Question

For $KMn{O_4}$ acts as an oxidizing agent in alkaline medium, when alkaline $KMn{O_4}$ is treated with $KI$, iodine ion oxidized to:
$\left( A \right)$ ${I_2}$
$\left( B \right)$ $I{O^ - }$
$\left( C \right)$ $IO_3^ - $
$\left( D \right)$ $IO_4^ - $

Answer 1

Hint: In this reaction $KMn{O_4}$ acts as an oxidizing agent (Oxidizing agent is an agent which oxidizes the other substance and reduces itself). It can oxidize other substances by accepting the electron.

Complete step by step answer:
In acidic solution, it oxidises to molecular iodine.
$2KMn{O_4} + 10KI + 8{H_2}S{O_4} \to 6{K_2}S{O_4} + 2KMnS{O_4} + 5{I_2} + 8{H_2}O$
While in an alkaline or neutral solution, the iodides are oxidized to iodates.
\[\]$2KMn{O_4} + {H_2}O + KI \to 2Mn{O_2} + 2KOH + \mathop {KI{O_3}}\limits_{\left( {Iodate} \right)} $
Valance factor or n-factor of $KI$ is in acidic medium as iodine charges from $ - 1$ (in $KI$ ) to zero (in${I_2}$ ).
So, the correct option is $\left( C \right)$ .
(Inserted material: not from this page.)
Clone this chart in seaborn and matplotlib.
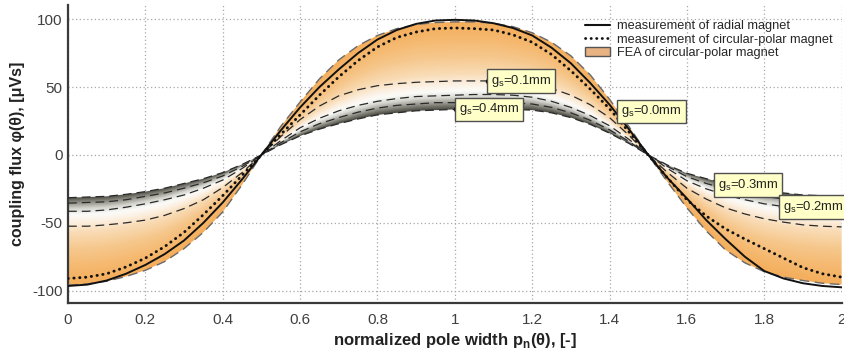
import numpy as np
import matplotlib
matplotlib.use('Agg')
import matplotlib.pyplot as plt
import seaborn as sns
from matplotlib.colors import LinearSegmentedColormap
from matplotlib.lines import Line2D
from matplotlib.patches import Patch, Polygon

# normalized pole width (x) and measured / simulated coupling flux (uVs)
pole_width = [0.0, 0.05, 0.1, 0.15, 0.2, 0.25, 0.3, 0.35, 0.4, 0.45, 0.5,
              0.55, 0.6, 0.65, 0.7, 0.75, 0.8, 0.85, 0.9, 0.95, 1.0,
              1.05, 1.1, 1.15, 1.2, 1.25, 1.3, 1.35, 1.4, 1.45, 1.5,
              1.55, 1.6, 1.65, 1.7, 1.75, 1.8, 1.85, 1.9, 1.95, 2.0]

radial_meas = [-96.5, -95.5, -92.5, -87.5, -81, -73, -63, -50, -35, -18, 0,
               18, 35, 50, 63, 75, 85, 92, 96.5, 99, 99.5,
               99, 97, 93.5, 88, 79, 67.5, 53, 37, 19, 0,
               -17, -32, -48, -62, -75, -85.5, -91, -94.5, -96.5, -97.5]

circular_meas = [-91, -90, -87.5, -82.5, -76, -67.5, -57, -44, -30, -15, 0,
                 15, 29.5, 44, 57.5, 69.5, 79.5, 86.5, 90.5, 93, 93.5,
                 93, 92, 88.5, 83, 74, 62, 48.5, 34, 17, 0,
                 -17, -33, -45, -54.5, -62, -69, -76, -83, -87.5, -90]

fea_gs00 = [-96, -95, -93, -89.5, -85, -78.5, -69, -57, -42, -22, 0,
            21, 39, 56, 70, 80.5, 88, 93, 96, 97.5, 98,
            98, 97, 94.5, 90, 83, 73, 59, 41, 21, 0,
            -20, -39, -56, -70, -79.5, -86, -90, -92.5, -94.5, -95.5]

fea_gs01 = [-52.5, -52.5, -51.5, -50, -48, -44.5, -39.5, -33, -24, -13, 0,
            13.5, 26, 36, 43.5, 48, 51, 52.5, 53.5, 54, 54.5,
            54.5, 54.5, 54, 52.5, 49, 44, 37, 27.5, 14.5, 0,
            -13, -24.5, -32.5, -39, -43.5, -47, -49.5, -51.5, -52.5, -53]

fea_gs02 = [-41.5, -41.5, -40.5, -38.5, -36, -33, -29.5, -24.5, -18.5, -10, 0,
            10.5, 20, 27, 32.5, 36.5, 39.5, 41.5, 43, 43.5, 44,
            44.5, 44.5, 44, 42.5, 39.5, 35, 29, 21.5, 11.5, 0,
            -10, -19, -25, -29.5, -33, -36, -38, -39.5, -40.5, -41]

fea_gs03 = [-35.5, -35, -34.5, -33, -30.5, -28, -24.5, -20.5, -15.5, -8.5, 0,
            9, 17, 23, 27.5, 31.5, 34.5, 36.5, 37.5, 38.5, 38.5,
            39, 39, 38.5, 37.5, 35, 31, 25.5, 18.5, 10, 0,
            -8.5, -16, -21, -25, -28, -30.5, -32.5, -33.5, -34.5, -35]

fea_gs04 = [-31.5, -31, -30.5, -29, -27, -24.5, -21, -17.5, -13, -7, 0,
            7.5, 14, 19, 23, 26.5, 29.5, 31, 32.5, 33, 33.5,
            34, 34, 33.5, 33, 31, 27.5, 22.5, 16, 8.5, 0,
            -7.5, -13.5, -17.5, -21, -24, -26.5, -28, -29.5, -30, -30.5]

x_ticks = [0, 0.2, 0.4, 0.6, 0.8, 1.0, 1.2, 1.4, 1.6, 1.8, 2.0]
x_tick_labels = ['0', '0.2', '0.4', '0.6', '0.8', '1', '1.2', '1.4', '1.6', '1.8', '2']
y_ticks = [-100, -50, 0, 50, 100]

gap_labels = ['0.1', '0.4', '0.0', '0.3', '0.2']
gap_label_x = [1.087, 1.004, 1.424, 1.674, 1.842]
gap_label_y = [54.5, 33.5, 32.0, -22.0, -38.6]

sns.set_theme(style='white')
plt.rcParams['font.family'] = ['Liberation Sans', 'DejaVu Sans']
plt.rcParams['mathtext.fontset'] = 'custom'
plt.rcParams['mathtext.rm'] = 'Liberation Sans'
plt.rcParams['axes.unicode_minus'] = False

fig, ax = plt.subplots(figsize=(8.45, 3.49), dpi=100)
fig.subplots_adjust(left=0.0805, right=0.996, bottom=0.132, top=0.986)

ax.set_xlim(0, 2)
ax.set_ylim(-109, 110.5)

# gradient band between gs=0.0 and gs=0.4 (orange -> white -> grey)
cmap = LinearSegmentedColormap.from_list(
    'fea', [(0.0, '#4e4e46'), (0.06, '#8f8f86'), (0.13, '#d6d6d0'),
            (0.2, '#fbfbf9'), (0.27, '#fcf2e6'), (0.4, '#f9dcb6'),
            (0.6, '#f6c78c'), (0.8, '#f5b970'), (1.0, '#f4ad5a')])
xs = np.linspace(0, 2, 900)
ys = np.linspace(-110, 111, 700)
lo = np.interp(xs, pole_width, fea_gs04)
hi = np.interp(xs, pole_width, fea_gs00)
den = hi - lo
den[np.abs(den) < 1e-6] = 1e-6
XX, YY = np.meshgrid(xs, ys)
t = np.clip((YY - lo[None, :]) / den[None, :], 0, 1)
im = ax.imshow(cmap(t), extent=(0, 2, -110, 111), origin='lower',
               aspect='auto', interpolation='bilinear', zorder=1)
verts = np.vstack([np.column_stack([pole_width, fea_gs00]),
                   np.column_stack([pole_width[::-1], fea_gs04[::-1]])])
band = Polygon(verts, closed=True, fc='none', ec='none', transform=ax.transData)
ax.add_patch(band)
im.set_clip_path(band)

# FEA curves (dashed)
sns.lineplot(x=pole_width, y=fea_gs00, ax=ax, color='#6a6a6a', lw=1.0,
             linestyle=(0, (7, 4)), estimator=None, sort=False, zorder=3)
for curve in [fea_gs01, fea_gs02, fea_gs03, fea_gs04]:
    sns.lineplot(x=pole_width, y=curve, ax=ax, color='#2a2a2a', lw=0.9,
                 linestyle=(0, (7, 4)), estimator=None, sort=False, zorder=3)

# measurements
sns.lineplot(x=pole_width, y=radial_meas, ax=ax, color='#111111', lw=1.4,
             estimator=None, sort=False, zorder=4)
sns.lineplot(x=pole_width, y=circular_meas, ax=ax, color='#111111', lw=2.1,
             linestyle=(0, (0.1, 1.9)), dash_capstyle='round',
             estimator=None, sort=False, zorder=5)

# gap labels
for lab, lx, ly in zip(gap_labels, gap_label_x, gap_label_y):
    ax.plot(lx, ly, 'o', ms=3, color='#111111', zorder=6)
    ax.text(lx + 0.006, ly, 'g$_\\mathregular{s}$=' + lab + 'mm', fontsize=9.4,
            ha='left', va='center', color='#222222', zorder=7,
            bbox=dict(boxstyle='square,pad=0.3', fc='#ffffc8', ec='#505050', lw=1.0))

# axes styling
ax.set_xticks(x_ticks)
ax.set_xticklabels(x_tick_labels)
ax.set_yticks(y_ticks)
ax.grid(True, linestyle=(0, (1, 2)), color='#a8a8a8', lw=0.9)
ax.set_axisbelow(True)
for side in ['top', 'right']:
    ax.spines[side].set_visible(False)
for side in ['left', 'bottom']:
    ax.spines[side].set_color('#3a3a3a')
    ax.spines[side].set_linewidth(1.6)
ax.tick_params(direction='in', length=4, width=1.2, color='#3a3a3a',
               labelsize=11, labelcolor='#404040')
ax.tick_params(axis='x', pad=7)
ax.tick_params(axis='y', pad=4)
ax.set_xlabel('normalized pole width p$_\\mathregular{n}$(θ), [-]',
              fontsize=12, fontweight='bold', color='#222222', labelpad=3)
ax.set_ylabel('coupling flux φ(θ), [μVs]', fontsize=11.5, fontweight='bold',
              color='#222222', labelpad=5)

handles = [Line2D([], [], color='#111111', lw=1.5),
           Line2D([], [], color='#111111', lw=2.0, linestyle=(0, (0.1, 1.9)),
                  dash_capstyle='round'),
           Patch(fc='#e8b283', ec='#555555', lw=1.0)]
ax.legend(handles, ['measurement of radial magnet',
                    'measurement of circular-polar magnet',
                    'FEA of circular-polar magnet'],
          loc='upper left', bbox_to_anchor=(0.658, 0.975), frameon=False,
          fontsize=9.2, handlelength=2.0, handletextpad=0.55,
          labelspacing=0.12, borderaxespad=0.2)

fig.savefig('out.png', dpi=100)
Additional information: In the above reaction $KMn{O_4}$ is an oxidizing agent because it oxidized Iodide ion $\left( {{I^ - }} \right)$ to Iodine molecule and potassium iodide $\left( {KI} \right)$ is an reducing agent because it reduced potassium permanganate $\left( {KMn{O_4}} \right)$ to magnesium sulphate $\left( {MnS{O_4}} \right)$ .Potassium permanganate $\left( {KMn{O_4}} \right)$ : Potassium permanganate is an inorganic compound in which the central atom is manganese attached to four oxygen atoms. It is also a secondary solution used in the reaction of acid base titration. In acid base titration it acts as an auto catalyst which speeds the rate of reaction and it is also used as an indicator in acid base titration because in basic condition color of potassium permanganate is changed pink to colorless. The change of color indicates the end point in acid base titration.

Note:
Reaction of acidified $KMn{O_4}$ with $KI$ is a type of redox reaction (A redox reaction is a reaction in which oxidation and reduction takes place). This reaction is a type of redox reaction because oxidation of manganese in $KMN{O_4}$ is $ + 7$ reduced to $ + 2$ in manganese sulphate and oxidation state of Iodine atom in $\left( {{I^ - }} \right)$ is $ - 1$ oxidized to $0$. Thus, oxidation of iodine takes place and reduction of manganese takes place. Therefore, we can say that it is a type of redox reaction.